That whole amazing experience, where I started as a girl who started running a year and a half ago, made me realize just how much a person is capable of doing. I did start and end as a different person and would be lying if I said I wasn't thinking of doing another one, pain, tears, scars and all. I am a marathoner, and that is not the most amazing thing that happened to me that weekend.

I got countless emails and texts the week after asking me how I felt and my most honest answer was that I felt blessed. Yes, I was sore as hell and I could never imagine running a 5k, let alone a marathon, ever again, but more than that? I felt lucky.
Somewhere between my wipe out after mile 8 and the hill from hell at mile 24 I realized something. I was doing what so many people cannot. The day before, I was celebrating and walking in honor of so many people who would LOVE to be able to run even a mile, let alone 26.2. Sunday, I was realizing a dream I had put my mind too. My legs, muscles, feet, lungs, heart - sure, they may have been screaming and cramping in ways I didn't know was possible - were carrying me the whole way.

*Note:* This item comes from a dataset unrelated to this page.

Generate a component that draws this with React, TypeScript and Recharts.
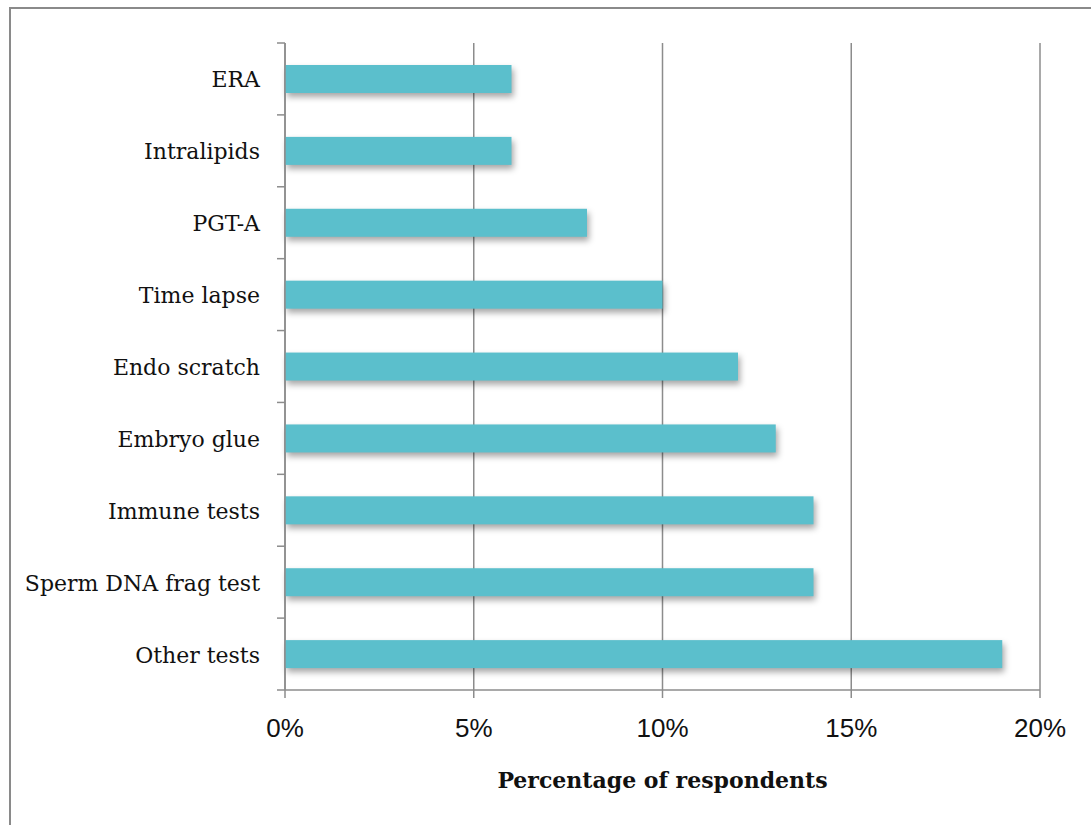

I wrote this many weeks ago and never posted it, I still don't think it provides the full message, or emotion, of what I feel about that weekend but it was time to hit 'Publish'. People still ask me why I did it. People think I have lost my mind as it is bad for my knees, or hips, or doesn't need to happen as no one is chasing me, or takes too much time, or or or. The real answer is I did it because I can and so many others cannot. And it isn't because they don't want to, or they just don't care to put in the training or try, they physically cannot do it.
I am a marathoner because I ran 26.2 miles and I did it because I can.